Well the quick answer is, just about everything!
We add a teaspoon or so to a bechamel to make an instant mushroom sauce, to soups, casseroles and stews of all kinds to add an umami kick, to home made pastry for a mushroom pie, or to home made pasta….the list is almost endless. We’ve even tried it in a biscuit recipe from a Swedish friend. It was fun getting people to guess what the secret ingredient was! But our favourite so far has to be this Swedish seed crispbread, which also happens to be gluten free.
It’s really easy to make but keep an eye on it if your oven is getting a little unreliable heat wise like mine is.
Seed Crispbread with Porcini Powder
Set oven to 140/150°C depending on your oven.
Cover a baking tray (approx 30 x 40cm) with grease proof paper.
• 1 dl sesame seeds
• 1 dl pumpkin seeds
• 1 dl sunflower seeds
• 1 dl cornflour
• 1 heaped table spoon Get Funghi Porcini Powder
• 1/2 dl whole linseeds
• 1/2 teaspoon salt
• 1/2 dl rapeseed or olive oil
• 2 dl boiling water
Mix all the dry ingredients together, stir in the oil and then the boiling water. Let it stand and thicken for 15 minutes.

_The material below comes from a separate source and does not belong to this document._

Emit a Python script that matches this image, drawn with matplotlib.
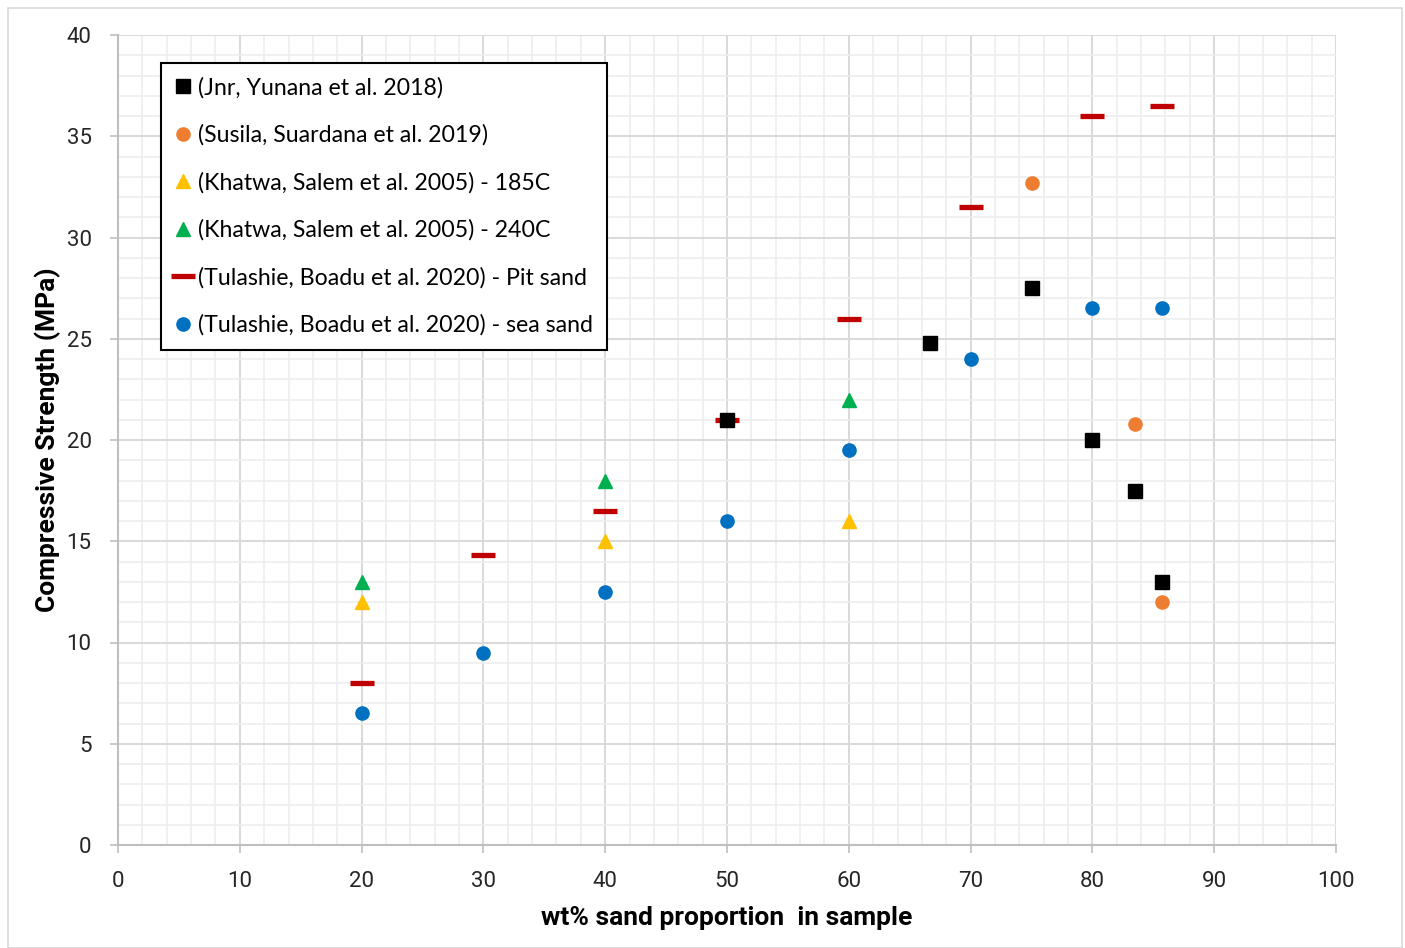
import matplotlib.pyplot as plt
from matplotlib.patches import Rectangle
from matplotlib.ticker import MultipleLocator

# ---- data ----
jnr_x = [50, 66.7, 75, 80, 83.5, 85.7]
jnr_y = [21, 24.8, 27.5, 20, 17.5, 13]

susila_x = [75, 83.5, 85.7]
susila_y = [32.7, 20.8, 12]

khat185_x = [20, 40, 60]
khat185_y = [12, 15, 16]

khat240_x = [20, 40, 60]
khat240_y = [13, 18, 22]

pit_x = [20, 30, 40, 50, 60, 70, 80, 85.7]
pit_y = [8, 14.3, 16.5, 21, 26, 31.5, 36, 36.5]

sea_x = [20, 30, 40, 50, 60, 70, 80, 85.7]
sea_y = [6.5, 9.5, 12.5, 16, 19.5, 24, 26.5, 26.5]

labels = ["(Jnr, Yunana et al. 2018)",
          "(Susila, Suardana et al. 2019)",
          "(Khatwa, Salem et al. 2005) - 185C",
          "(Khatwa, Salem et al. 2005) - 240C",
          "(Tulashie, Boadu et al. 2020) - Pit sand",
          "(Tulashie, Boadu et al. 2020) - sea sand"]

W, H = 1405, 948
fig = plt.figure(figsize=(W / 100, H / 100), dpi=100)
fig.patches.append(Rectangle((8 / W, 0), 1394 / W, 1 - 8 / H, transform=fig.transFigure,
                             fill=False, edgecolor="#D9D9D9", linewidth=1.2))

ax = fig.add_axes([118 / W, 1 - 845 / H, (1336 - 118) / W, (845 - 35) / H])

ax.plot(jnr_x, jnr_y, ls="none", marker="s", ms=10, color="black", label=labels[0], zorder=5)
ax.plot(susila_x, susila_y, ls="none", marker="o", ms=9.5, color="#ED7D31", label=labels[1], zorder=5)
ax.plot(khat185_x, khat185_y, ls="none", marker="^", ms=10, color="#FFC000", label=labels[2], zorder=5)
ax.plot(khat240_x, khat240_y, ls="none", marker="^", ms=10, color="#00B050", label=labels[3], zorder=5)
ax.plot(pit_x, pit_y, ls="none", marker="_", ms=17, mew=3.8, color="#C00000", label=labels[4], zorder=4)
ax.plot(sea_x, sea_y, ls="none", marker="o", ms=9.5, color="#0070C0", label=labels[5], zorder=5)

ax.set_xlim(0, 100)
ax.set_ylim(0, 40)
ax.xaxis.set_major_locator(MultipleLocator(10))
ax.xaxis.set_minor_locator(MultipleLocator(2))
ax.yaxis.set_major_locator(MultipleLocator(5))
ax.yaxis.set_minor_locator(MultipleLocator(1))
ax.grid(which="major", color="#D9D9D9", linewidth=1.4)
ax.grid(which="minor", color="#EDEDED", linewidth=1.2)
ax.set_axisbelow(True)

for s in ["top", "right"]:
    ax.spines[s].set_visible(False)
for s in ["left", "bottom"]:
    ax.spines[s].set_color("#BFBFBF")
    ax.spines[s].set_linewidth(1.5)
ax.tick_params(which="major", length=6, width=1.2, color="#BFBFBF", direction="out",
               labelsize=16, labelcolor="#262626")
ax.tick_params(axis="x", pad=13)
ax.tick_params(axis="y", pad=13)
ax.tick_params(which="minor", length=0)
for t in ax.get_xticklabels() + ax.get_yticklabels():
    t.set_fontfamily("Roboto")

ax.set_xlabel("wt% sand proportion  in sample", fontsize=19, fontweight="bold",
              family="Roboto", labelpad=10)
ax.set_ylabel("Compressive Strength (MPa)", fontsize=19, fontweight="bold",
              family="Roboto", labelpad=4)

leg = ax.legend(loc="upper left", bbox_to_anchor=(161 / W, 1 - 63 / H),
                bbox_transform=fig.transFigure, borderaxespad=0,
                prop={"family": "Lato", "size": 16.7}, fancybox=False,
                edgecolor="black", framealpha=1, labelspacing=1.12,
                handlelength=0.7, handletextpad=0.3, borderpad=0.6)
leg.get_frame().set_linewidth(1.5)

fig.savefig("out.png", dpi=100)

Place in the middle of the greaseproof paper on the baking tray, cover with another piece and roll out thinly until it more or less fills the tray. Remove the top piece of greaseproof and bake for 30 – 50 minutes, depending on your oven.
Slide the crispbread on the greaseproof onto a rack and leave to cool. Break into pieces & keep in an airtight container if it doesn’t all get eaten straight away!